Segundo os pesquisadores, o projeto
deve continuar de forma ampliada, captando novos dados. A equipe vai realizar
este ano o experimento Cafe-Brasil (Chemistry of the Atmosphere: Field
Experiment in Brazil) com o auxílio de uma aeronave alemã que pode voar a 15 km
de altitude.

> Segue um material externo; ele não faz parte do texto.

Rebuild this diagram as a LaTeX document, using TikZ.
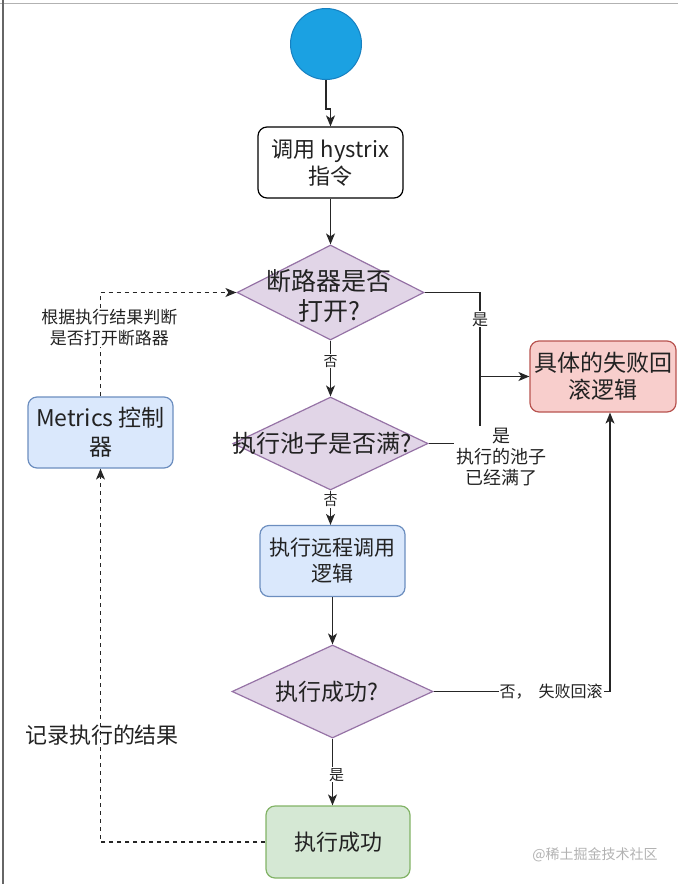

Artaxo explica que estudos similares usando sensoriamento remoto
também estão sendo realizados na torre ATTO, de 325 metros de altura, no meio
da floresta amazônica (leia mais em: agencia.fapesp.br/29519/).
"Nesse
estudo que publicamos agora, coletamos os dados por meio de voos de baixa
altitude [4 mil metros]. A aeronave alemã que vamos utilizar para as nossas
próximas coletas é um dos mais sofisticados aviões-laboratórios que existem.
Desse modo, poderemos fazer um experimento para entender questões
físico-químicas fundamentais na produção de aerossóis, nuvens e precipitação
que ainda permanecem um mistério para nós", conta Artaxo.
O artigo Rapid growth of anthropogenic organic nanoparticles greatly alters cloud lifecycle in the Amazon rainforest, de Rahul A. Zaveri, Jian Wang, Jiwen Fan, Yuwei Zhang, John E. Shilling, Alla Zelenyuk, Fan Mei, Rob Newsom, Mikhail Pekour, Jason Tomlinson, Jennifer M. Comstock, Manish Shrivastava, Edward Fortner, Luiz A. T. Machado, Paulo Artaxo e Scot T. Martin, pode ser lido em www.science.org/doi/10.1126/sciadv.abj0329.